Hello,
I am relatively new to IPUMS. My current project involves using American Community Survey (ACS) 1-year PUMS data for multiple years (2005 through 2023) for Tennessee. I know that it is 2000 PUMAs for years between 2005 and 2011, 2010 PUMAs for 2012-2021 and 2020 PUMAs for 2022 and forward.
I downloaded several person level and housing unit variables and also included PUMAs in my download. I am confused about the PUMA variable in the download. Are they consistent across all years, accounting for PUMA changes over time? If not how can I make sure they are all in 2020 PUMAs?
Thank you
The PUMA of residence is released by IPUMS as an unrecoded variable; it is only reported using the sample’s contemporary boundaries:
- In samples collected from 2005-2011, PUMA is only reported using 2000-vintage PUMA boundaries.
- In samples collected from 2012-2021, PUMA is only reported using 2010-vintage PUMA boundaries.
- In samples collected from 2022-2031 (expected), PUMA is only reported using 2020-vintage PUMA boundaries.
In the past, multi-year ACS files that include years from different PUMA vintages have reported the contemporaneous vintage for the survey year (e.g., in the 2008-2012 5-year PUMS file, the 2008 data would use 2000-vintage PUMAs and 2012 would use 2010-vintage PUMAs); it was therefore not possible to systematically obtain the exact PUMA of residence for an alternate vintage. However, beginning with the 2023 5-year ACS, which includes data collected from 2019-2023, the data report PUMA of residence using 2020-vintage PUMA boundaries for all households regardless of the year the data was collected. The Census Bureau has additionally re-released the 2022 5-year ACS file using 2020-vintage PUMA boundaries for all households; IPUMS USA will integrate this data in an upcoming release.

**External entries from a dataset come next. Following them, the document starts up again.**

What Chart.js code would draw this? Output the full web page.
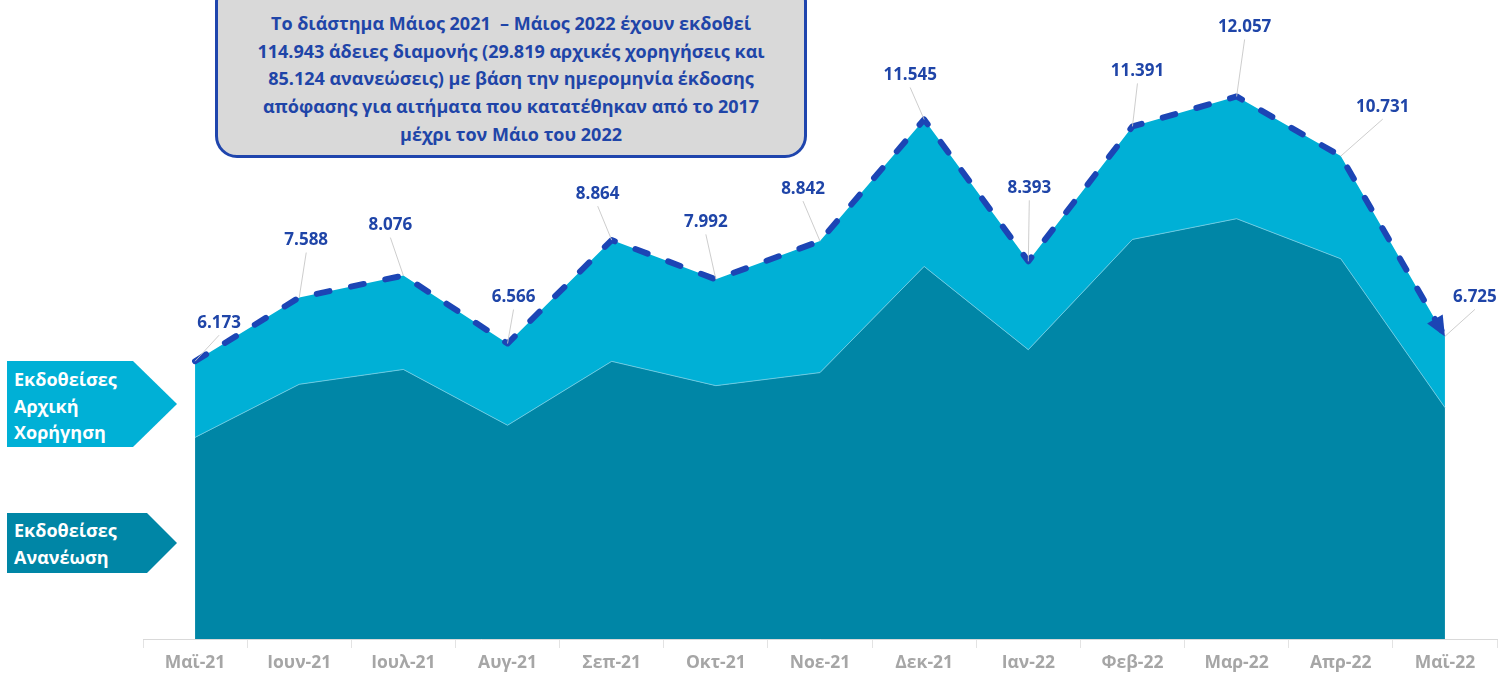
<!DOCTYPE html>
<html>
<head>
<meta charset="utf-8">
<script src="https://cdn.jsdelivr.net/npm/chart.js@4.4.1/dist/chart.umd.min.js"></script>
<style>
  html, body { margin: 0; padding: 0; background: #fff; }
  #wrap { position: relative; width: 1507px; height: 679px; overflow: hidden; font-family: "Open Sans", "Noto Sans", sans-serif; }
  #c { position: absolute; left: 0; top: 0; }
  .note { position: absolute; left: 215px; top: -20px; width: 592px; height: 178px; box-sizing: border-box;
    background: #d9d9d9; border: 3px solid #1f45ad; border-radius: 22px;
    color: #1f45a8; font-weight: 700; font-size: 18px; line-height: 27.7px; text-align: center; padding-top: 27px; white-space: nowrap; }
  .leg { position: absolute; left: 7px; color: #fff; font-weight: 700; font-size: 18px; line-height: 26.5px; box-sizing: border-box; padding-left: 7px; white-space: nowrap; }
  #leg1 { top: 361px; width: 170px; height: 86px; background: #00b0d6; clip-path: polygon(0 0, 126px 0, 170px 50%, 126px 100%, 0 100%); padding-top: 5px; }
  #leg2 { top: 513px; width: 170px; height: 60px; background: #0086a6; clip-path: polygon(0 0, 140px 0, 170px 50%, 140px 100%, 0 100%); padding-top: 4px; }
</style>
</head>
<body>
<div id="wrap">
  <canvas id="c" width="1507" height="679"></canvas>
  <div class="note">Το διάστημα Μάιος 2021&nbsp; – Μάιος 2022 έχουν εκδοθεί<br>114.943 άδειες διαμονής (29.819 αρχικές χορηγήσεις και<br>85.124 ανανεώσεις) με βάση την ημερομηνία έκδοσης<br>απόφασης για αιτήματα που κατατέθηκαν από το 2017<br>μέχρι τον Μάιο του 2022</div>
  <div class="leg" id="leg1">Εκδοθείσες<br>Αρχική<br>Χορήγηση</div>
  <div class="leg" id="leg2">Εκδοθείσες<br>Ανανέωση</div>
</div>
<script>
const months = ["Μαϊ-21","Ιουν-21","Ιουλ-21","Αυγ-21","Σεπ-21","Οκτ-21","Νοε-21","Δεκ-21","Ιαν-22","Φεβ-22","Μαρ-22","Απρ-22","Μαϊ-22"];
const renewals = [4480, 5660, 5990, 4750, 6170, 5630, 5920, 8280, 6430, 8880, 9340, 8450, 5144];
const initialGrants = [1693, 1928, 2086, 1816, 2694, 2362, 2922, 3265, 1963, 2511, 2717, 2281, 1581];
const totals = [6173, 7588, 8076, 6566, 8864, 7992, 8842, 11545, 8393, 11391, 12057, 10731, 6725];
const totalLabels = ["6.173","7.588","8.076","6.566","8.864","7.992","8.842","11.545","8.393","11.391","12.057","10.731","6.725"];

// label placement offsets (style only)
const labelOffsets = [[24,-38],[7,-57],[-13,-50],[6,-46],[-14,-46],[-10,-57],[-17,-52],[-14,-44],[1,-73],[5,-55],[8,-69],[42,-49],[30,-39]];

const FONT = '"Open Sans", "Noto Sans", sans-serif';

const labelPlugin = {
  id: 'totLabels',
  afterDatasetsDraw(chart) {
    const ctx = chart.ctx;
    const meta = chart.getDatasetMeta(2);
    const pts = meta.data;
    ctx.save();
    const a = pts[pts.length - 2], b = pts[pts.length - 1];
    const ang = Math.atan2(b.y - a.y, b.x - a.x);
    ctx.fillStyle = '#1c45b5';
    ctx.beginPath();
    ctx.moveTo(b.x, b.y);
    ctx.lineTo(b.x - 20*Math.cos(ang) + 9*Math.sin(ang), b.y - 20*Math.sin(ang) - 9*Math.cos(ang));
    ctx.lineTo(b.x - 20*Math.cos(ang) - 9*Math.sin(ang), b.y - 20*Math.sin(ang) + 9*Math.cos(ang));
    ctx.closePath();
    ctx.fill();
    ctx.font = 'bold 17px ' + FONT;
    ctx.textAlign = 'center';
    ctx.textBaseline = 'middle';
    pts.forEach((p, i) => {
      const lx = p.x + labelOffsets[i][0], ly = p.y + labelOffsets[i][1];
      ctx.strokeStyle = 'rgba(200,200,200,0.9)';
      ctx.lineWidth = 1;
      ctx.beginPath();
      ctx.moveTo(p.x, p.y);
      ctx.lineTo(lx, ly + 12);
      ctx.stroke();
      ctx.fillStyle = '#1f45a8';
      ctx.fillText(totalLabels[i], lx, ly);
    });
    ctx.restore();
  }
};

new Chart(document.getElementById('c'), {
  type: 'line',
  data: {
    labels: months,
    datasets: [
      { label: 'Εκδοθείσες Ανανέωση', data: renewals, stack: 'a', fill: 'origin',
        backgroundColor: '#0086a6', borderColor: 'rgba(110,205,228,0.9)', borderWidth: 1, pointRadius: 0, tension: 0 },
      { label: 'Εκδοθείσες Αρχική Χορήγηση', data: initialGrants, stack: 'a', fill: '-1',
        backgroundColor: '#00b0d6', borderColor: '#00b0d6', borderWidth: 0, pointRadius: 0, tension: 0 },
      { label: 'Σύνολο', data: totals, stack: 'b', fill: false,
        borderColor: '#1c45b5', borderWidth: 6, borderDash: [13, 22], borderCapStyle: 'round', borderJoinStyle: 'round', pointRadius: 0, tension: 0, order: -1 }
    ]
  },
  options: {
    responsive: false,
    animation: false,
    layout: { padding: { left: 143, right: 10, top: 9, bottom: 0 } },
    plugins: { legend: { display: false }, tooltip: { enabled: false } },
    scales: {
      x: {
        offset: true,
        grid: { offset: true, drawOnChartArea: false, tickLength: 9, color: '#e3e3e3' },
        border: { display: true, color: '#d9d9d9' },
        ticks: { color: '#a6a6a6', font: { family: FONT, size: 17.5, weight: 'bold' }, padding: 5, maxRotation: 0 }
      },
      y: { display: false, stacked: true, min: 0, max: 14000 }
    }
  },
  plugins: [labelPlugin]
});
</script>
</body>
</html>
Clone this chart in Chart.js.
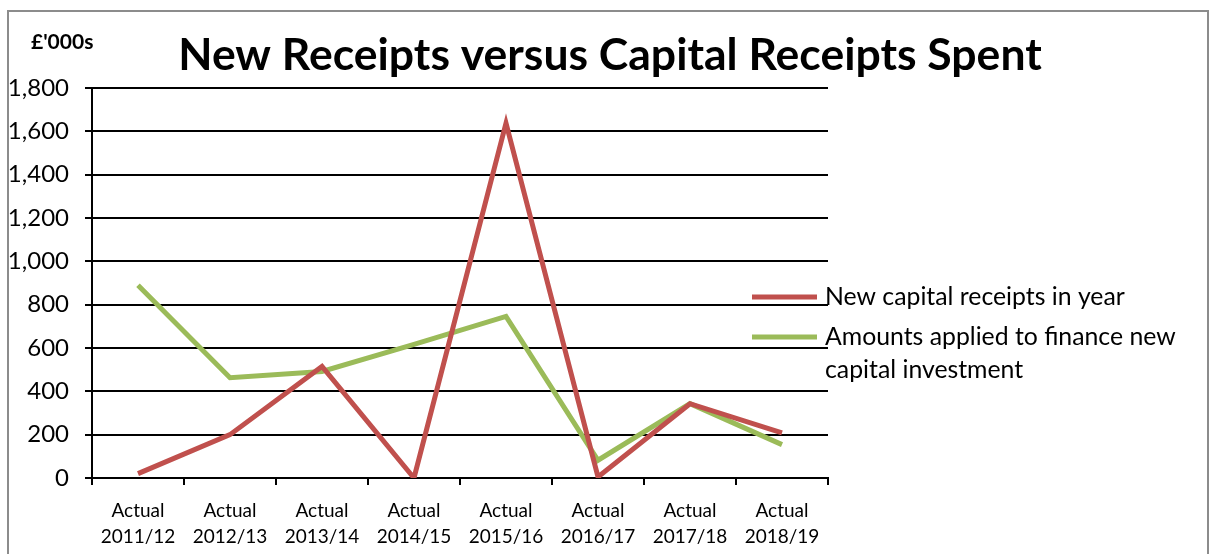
<!DOCTYPE html>
<html>
<head>
<meta charset="utf-8">
<script src="https://cdn.jsdelivr.net/npm/chart.js@4.4.1/dist/chart.umd.min.js"></script>
<style>
  html, body { margin: 0; padding: 0; background: #fff; }
  #wrap { position: relative; width: 1216px; height: 554px; }
</style>
</head>
<body>
<div id="wrap"><canvas id="LineChart" width="1216" height="554"></canvas></div>
<script>
// categories and values (£'000s)
var years = [
    ['Actual', '2011/12'], ['Actual', '2012/13'], ['Actual', '2013/14'], ['Actual', '2014/15'],
    ['Actual', '2015/16'], ['Actual', '2016/17'], ['Actual', '2017/18'], ['Actual', '2018/19']
];
var newReceipts = [20, 200, 515, 0, 1638, 5, 343, 208];
var amountsApplied = [890, 463, 492, 617, 746, 82, 343, 154];
var seriesNames = ['New capital receipts in year', ['Amounts applied to finance new', 'capital investment']];
var chartTitle = 'New Receipts versus Capital Receipts Spent';

var RED = '#C0504D';
var GREEN = '#9BBB59';
var FONT = 'Lato, "Open Sans", sans-serif';

// border, title, unit label and legend drawn on the canvas
var extras = {
    id: 'extras',
    beforeDraw: function(chart) {
        var ctx = chart.ctx;
        ctx.save();
        ctx.fillStyle = '#fff';
        ctx.fillRect(0, 0, chart.width, chart.height);
        ctx.strokeStyle = '#8c8c8c';
        ctx.lineWidth = 2;
        ctx.strokeRect(8, 11, 1200, 600);
        ctx.restore();
    },
    afterDraw: function(chart) {
        var ctx = chart.ctx;
        ctx.save();
        ctx.fillStyle = '#000';
        ctx.textBaseline = 'middle';

        ctx.textAlign = 'center';
        ctx.font = 'bold 44.5px ' + FONT;
        ctx.fillText(chartTitle, 610, 56);

        ctx.textAlign = 'left';
        ctx.font = 'bold 21px ' + FONT;
        ctx.fillText("£'000s", 31, 42);

        var rows = [297, 337];
        ctx.font = '24.8px ' + FONT;
        chart.data.datasets.forEach(function(ds, i) {
            var y = rows[i];
            ctx.strokeStyle = ds.borderColor;
            ctx.lineWidth = 5;
            ctx.beginPath();
            ctx.moveTo(752, y);
            ctx.lineTo(817, y);
            ctx.stroke();
            ctx.fillStyle = '#000';
            var lines = [].concat(seriesNames[i]);
            lines.forEach(function(t, k) {
                ctx.fillText(t, 825, y + k * 33);
            });
        });
        ctx.restore();
    }
};

var config = {
    type: 'line',
    data: {
        labels: years,
        datasets: [{
            label: 'New capital receipts in year',
            data: newReceipts,
            borderColor: RED,
            backgroundColor: RED,
            borderWidth: 5,
            pointRadius: 0,
            tension: 0
        }, {
            label: 'Amounts applied to finance new capital investment',
            data: amountsApplied,
            borderColor: GREEN,
            backgroundColor: GREEN,
            borderWidth: 5,
            pointRadius: 0,
            tension: 0
        }]
    },
    options: {
        responsive: false,
        animation: false,
        layout: { padding: { left: 0, right: 388, top: 88, bottom: 0 } },
        plugins: {
            legend: { display: false },
            tooltip: { enabled: false },
            title: { display: false }
        },
        scales: {
            x: {
                offset: true,
                grid: { offset: true, drawOnChartArea: false, drawTicks: true, tickLength: 7, color: '#000', lineWidth: 2 },
                border: { color: '#000', width: 2 },
                ticks: { color: '#000', padding: 13, maxRotation: 0, autoSkip: false,
                         font: { family: FONT, size: 19, lineHeight: 1.35 } },
                afterFit: function(s) { s.height = 76; }
            },
            y: {
                min: 0,
                max: 1800,
                ticks: { stepSize: 200, color: '#000', padding: 16,
                         font: { family: FONT, size: 24 } },
                grid: { color: '#000', lineWidth: 2, tickLength: 7 },
                border: { color: '#000', width: 2 },
                afterFit: function(s) { s.width = 92; }
            }
        }
    },
    plugins: [extras]
};

var lineChart = new Chart(document.getElementById('LineChart'), config);
</script>
</body>
</html>
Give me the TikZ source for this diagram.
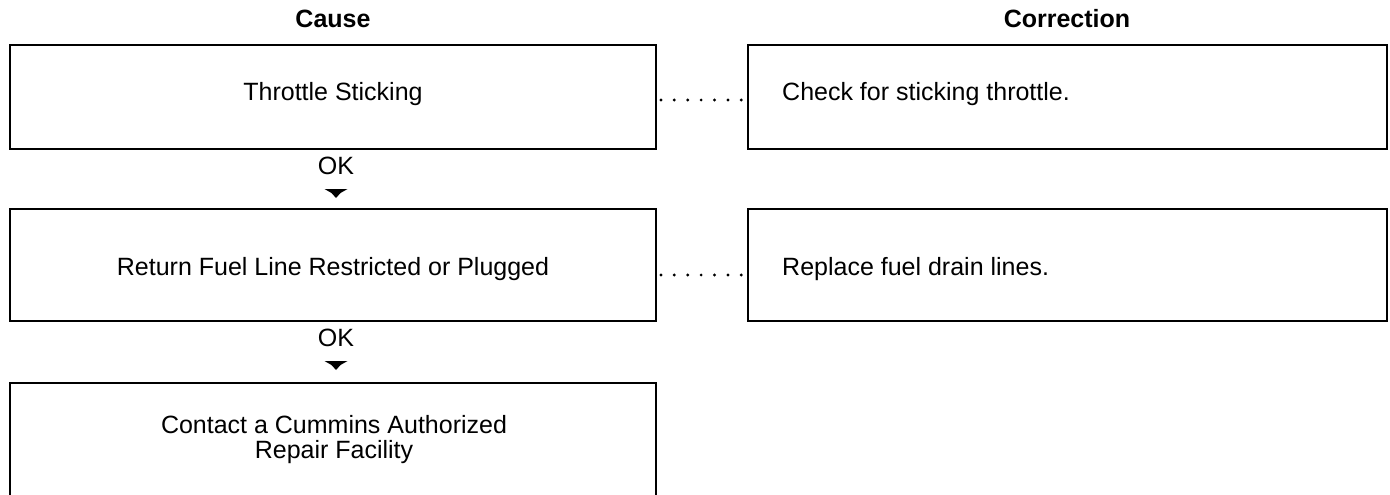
\documentclass[tikz,border=0pt]{standalone}
\usepackage{fontspec}
\setmainfont{Liberation Sans}
\begin{document}
\begin{tikzpicture}[x=1pt,y=-1pt,
  box/.style={draw,line width=1.8pt,inner sep=0pt},
  txt/.style={font=\fontsize{25}{25.5}\selectfont,inner sep=0pt},
  head/.style={font=\fontsize{25}{28}\selectfont\bfseries,inner sep=0pt},
  leader/.style={line width=3.2pt,line cap=round,dash pattern=on 0pt off 13.4pt},
  okarrow/.style={fill=black}]
\useasboundingbox (0,0) rectangle (1390,495);
% headers
\node[head,anchor=base] (hcause) at (333,28) {Cause};
\node[head,anchor=base] (hcorr) at (1067,28) {Correction};
% cause boxes
\node[box,minimum width=646pt,minimum height=104pt] (b1) at (333,97) {};
\node[box,minimum width=646pt,minimum height=112pt] (b2) at (333,265) {};
\node[inner sep=0pt,minimum width=646pt,minimum height=112pt] (b3) at (333,439) {};
\draw[line width=1.8pt] (b3.south west) |- (b3.north east) -- (b3.south east);
% correction boxes
\node[box,minimum width=639pt,minimum height=104pt] (c1) at (1067.5,97) {};
\node[box,minimum width=639pt,minimum height=112pt] (c2) at (1067.5,265) {};
% texts
\node[txt,anchor=base] (t1) at (333,100) {Throttle Sticking};
\node[txt,anchor=base] (t2) at (333,275) {Return Fuel Line Restricted or Plugged};
\node[txt,align=center,anchor=north] (t3) at (334,415) {Contact a Cummins Authorized\\Repair Facility};
\node[txt,anchor=base west] (u1) at (782,100) {Check for sticking throttle.};
\node[txt,anchor=base west] (u2) at (782,275) {Replace fuel drain lines.};
% OK labels
\node[txt,anchor=base] (ok1) at (336,174) {OK};
\node[txt,anchor=base] (ok2) at (336,346) {OK};
\coordinate (a1) at (336,189);
\coordinate (a2) at (336,361);
\foreach \a in {a1,a2}
  \fill[okarrow] (\a) ++(-11.5,0) -- ++(23,0) -- ++(-7,4) -- ++(-4.5,5) -- ++(-4.5,-5) -- cycle;
% leaders
\draw[leader] ([xshift=4pt]b1.east |- t1.base) -- ([xshift=-4pt]c1.west |- t1.base);
\draw[leader] ([xshift=4pt]b2.east |- t2.base) -- ([xshift=-4pt]c2.west |- t2.base);
\end{tikzpicture}
\end{document}
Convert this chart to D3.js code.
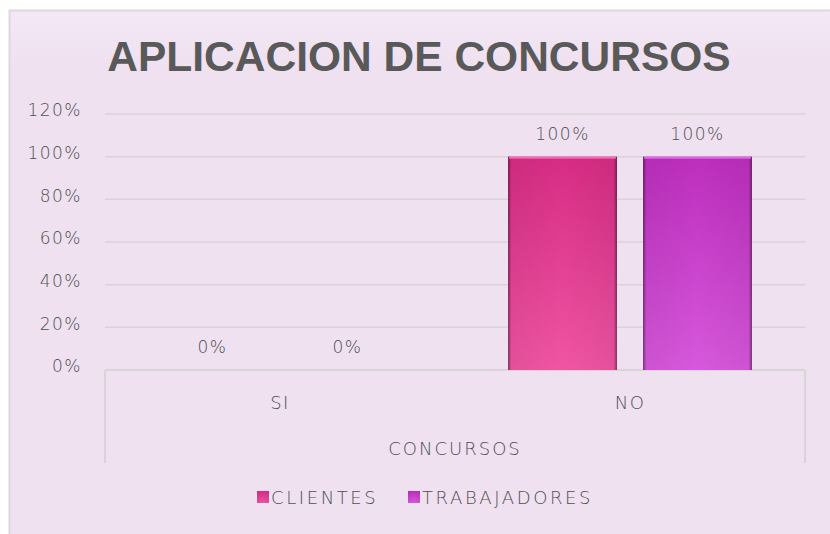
<!DOCTYPE html>
<html>
<head>
<meta charset="utf-8">
<script src="https://cdn.jsdelivr.net/npm/d3@7"></script>
<style>
  html, body { margin: 0; padding: 0; background: #fff; overflow: hidden; }
  svg { display: block; }
  .lbl { font-family: 'DejaVu Sans', sans-serif; font-weight: 200; fill: #505050; }
</style>
</head>
<body>
<script>
// chart values
const categories = ['SI', 'NO'];
const seriesNames = ['CLIENTES', 'TRABAJADORES'];
const clientes = [0, 1];
const trabajadores = [0, 1];
const yTicks = [0, 0.2, 0.4, 0.6, 0.8, 1.0, 1.2];

const width = 830;
const height = 534;
const plotLeft = 105, plotRight = 805, plotTop = 114, plotBottom = 370;

const svg = d3.select('body').append('svg')
   .attr('width', width)
   .attr('height', height);

const defs = svg.append('defs');

// panel background gradient
const bg = defs.append('linearGradient').attr('id', 'bg')
   .attr('x1', 0).attr('y1', 0).attr('x2', 0).attr('y2', 1);
bg.append('stop').attr('offset', '0').attr('stop-color', '#f4e8f6');
bg.append('stop').attr('offset', '0.1').attr('stop-color', '#efe1f0');
bg.append('stop').attr('offset', '1').attr('stop-color', '#efe1f0');

// bar gradients
const barColors = [
   { id: 'gClientes', top: '#d72c84', bottom: '#f055a3', hi: '#f46cb4' },
   { id: 'gTrab', top: '#bd2ebd', bottom: '#d758dc', hi: '#e06ae8' }
];
barColors.forEach(c => {
   const g = defs.append('linearGradient').attr('id', c.id)
      .attr('x1', 0).attr('y1', 0).attr('x2', 0).attr('y2', 1);
   g.append('stop').attr('offset', '0').attr('stop-color', c.top);
   g.append('stop').attr('offset', '1').attr('stop-color', c.bottom);
});
const edge = defs.append('linearGradient').attr('id', 'edge')
   .attr('x1', 0).attr('y1', 0).attr('x2', 1).attr('y2', 0);
edge.append('stop').attr('offset', '0').attr('stop-color', '#000').attr('stop-opacity', 0.45);
edge.append('stop').attr('offset', '0.03').attr('stop-color', '#000').attr('stop-opacity', 0.05);
edge.append('stop').attr('offset', '0.5').attr('stop-color', '#000').attr('stop-opacity', 0);
edge.append('stop').attr('offset', '0.97').attr('stop-color', '#000').attr('stop-opacity', 0.05);
edge.append('stop').attr('offset', '1').attr('stop-color', '#000').attr('stop-opacity', 0.45);

// chart panel
svg.append('rect')
   .attr('x', 9.5).attr('y', 10.5)
   .attr('width', 830).attr('height', 540)
   .attr('fill', 'url(#bg)')
   .attr('stroke', '#d9d9d9')
   .attr('stroke-width', 2);

// title
svg.append('text')
   .attr('x', 419).attr('y', 71)
   .attr('text-anchor', 'middle')
   .style('font-family', "'Liberation Sans', Arial, sans-serif")
   .style('font-weight', 'bold')
   .style('font-size', '42.5px')
   .attr('fill', '#595959')
   .text('APLICACION DE CONCURSOS');

// scales
const x0 = d3.scaleBand().domain(categories).range([plotLeft, plotRight]);
const x1 = d3.scaleBand().domain(seriesNames).range([0, x0.bandwidth()])
   .paddingInner(0.193).paddingOuter(0.393);
const y = d3.scaleLinear().domain([0, 1.2]).range([plotBottom, plotTop]);

// gridlines
svg.append('g')
   .selectAll('line')
   .data(yTicks.slice(1))
   .join('line')
   .attr('x1', plotLeft).attr('x2', plotRight)
   .attr('y1', d => y(d)).attr('y2', d => y(d))
   .attr('stroke', '#d8d4d8')
   .attr('stroke-width', 1.5);

// y axis
const yAxis = d3.axisLeft(y).tickValues(yTicks).tickFormat(d3.format('.0%')).tickSize(0).tickPadding(23);
const gy = svg.append('g').attr('transform', `translate(${plotLeft},0)`).call(yAxis);
gy.select('.domain').remove();
gy.selectAll('text')
   .attr('class', 'lbl')
   .style('font-size', '17px')
   .style('letter-spacing', '1.5px')
   .attr('dy', '0.1em');

// category axis box
const axisBox = svg.append('g').attr('fill', 'none').attr('stroke', '#d8d4d8').attr('stroke-width', 2);
axisBox.append('line').attr('x1', plotLeft).attr('x2', plotRight).attr('y1', plotBottom).attr('y2', plotBottom);
axisBox.append('line').attr('x1', plotLeft).attr('x2', plotLeft).attr('y1', plotBottom).attr('y2', 463);
axisBox.append('line').attr('x1', plotRight).attr('x2', plotRight).attr('y1', plotBottom).attr('y2', 463);

// bars
const rows = categories.map((c, i) => ({ cat: c, values: [clientes[i], trabajadores[i]] }));
const groups = svg.append('g').selectAll('g')
   .data(rows)
   .join('g')
   .attr('transform', d => `translate(${x0(d.cat)},0)`);

const bars = groups.selectAll('g.bar')
   .data(d => d.values.map((v, j) => ({ name: seriesNames[j], value: v, j: j })))
   .join('g').attr('class', 'bar');

bars.filter(d => d.value > 0).each(function(d) {
   const g = d3.select(this);
   const bx = x1(d.name), bw = x1.bandwidth();
   const by = y(d.value), bh = y(0) - y(d.value);
   g.append('rect').attr('x', bx).attr('y', by).attr('width', bw).attr('height', bh)
      .attr('fill', `url(#${barColors[d.j].id})`);
   g.append('rect').attr('x', bx).attr('y', by).attr('width', bw).attr('height', bh)
      .attr('fill', 'url(#edge)');
   g.append('rect').attr('x', bx + 1).attr('y', by).attr('width', bw - 2).attr('height', 2)
      .attr('fill', barColors[d.j].hi);
});

// data labels
bars.append('text')
   .attr('class', 'lbl')
   .attr('x', d => x1(d.name) + x1.bandwidth() / 2)
   .attr('y', d => y(d.value) - 17)
   .attr('text-anchor', 'middle')
   .style('font-size', '17px')
   .style('letter-spacing', '1.5px')
   .text(d => d3.format('.0%')(d.value));

// category labels
svg.append('g').selectAll('text')
   .data(categories)
   .join('text')
   .attr('class', 'lbl')
   .attr('x', d => x0(d) + x0.bandwidth() / 2)
   .attr('y', 409)
   .attr('text-anchor', 'middle')
   .style('font-size', '18px')
   .style('letter-spacing', '1.5px')
   .text(d => d);

svg.append('text')
   .attr('class', 'lbl')
   .attr('x', 455).attr('y', 455)
   .attr('text-anchor', 'middle')
   .style('font-size', '18px')
   .style('letter-spacing', '2px')
   .text('CONCURSOS');

// legend
const legendX = [257, 408];
const legend = svg.append('g').selectAll('g')
   .data(seriesNames)
   .join('g')
   .attr('transform', (d, i) => `translate(${legendX[i]},491)`);
legend.append('rect')
   .attr('width', 12).attr('height', 12)
   .attr('fill', (d, i) => `url(#${barColors[i].id})`);
legend.append('rect')
   .attr('width', 12).attr('height', 12)
   .attr('fill', 'url(#edge)');
legend.append('text')
   .attr('class', 'lbl')
   .attr('x', 14).attr('y', 12.5)
   .style('font-size', '18px')
   .style('letter-spacing', '2.6px')
   .text(d => d);
</script>
</body>
</html>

For your specific application, IPUMS does not currently offer a variable that would allow you to infer the 2020-vintage PUMA of residence in data collected before 2018. IPUMS USA offers a geographically harmonized PUMA variable (CPUMA0010) that provides a consistent PUMA definition for samples collected from 2005-2021 by bridging 2000- and 2010-vintage PUMAs. It does so by aggregating one or more 2010 PUMAs that, in combination, align closely (within a 1% population mismatch tolerance) with a corresponding set of 2000 PUMAs. As mentioned in this post, we plan to add a new CPUMA1020 variable in the future to bridge the 2010 and 2020 PUMA boundaries.
In the meantime, there are a few different approaches you might consider in order to run your analysis across the entire 2005-2023 period:
-
Run your analysis on the county level and restrict it to the five Tennessee counties that are identified across the entire period (Blount, Davidson, Rutherford, Shelby, and Williamson).
-
Create your own crosswalk that matches 2020-vintage PUMAs to consistent PUMAs (CPUMA0010). To do so, you will need to consult the CPUMA0010 summary file for the list of 2010 PUMAs within each consistent PUMA and match those to 2020 vintage PUMAs using the 2010-2020 PUMA crosswalk. For example, in Tennessee, 2010 PUMAs 2001, 2002, and 2003, which compose CPUMA0010 941 very closely map on 2020 PUMAs 3401, 3402, and 3403. You can then identify this CPUMA across all years.
-
As outlined in this forum post, you can use a probability approach to allocate shares of people from one vintage of PUMAs to another based on the proportion of the population in each intersection between different PUMAs. That post describes how to go from 2010 PUMAs to 2020 PUMAs or vice versa. You could use the same technique to go from 2000 PUMAs to 2010 PUMAs (and then do your analysis using 2010 PUMAs), or you could allocate from 2020 PUMAs to 0010 ConsPUMAs (and do your analysis using ConsPUMAs). This would require joining the CPUMA0010 2010 PUMA Components file to the 2010-2020 crosswalk by 2010 PUMA ID. This will be a one-to-many merge since the crosswalk will have one or more observations for each 2010 PUMA. You will then need to sum the populations of the 2020 PUMA segments across the consistent PUMAs to get the percent of each PUMA’s population that is in a particular consistent PUMA.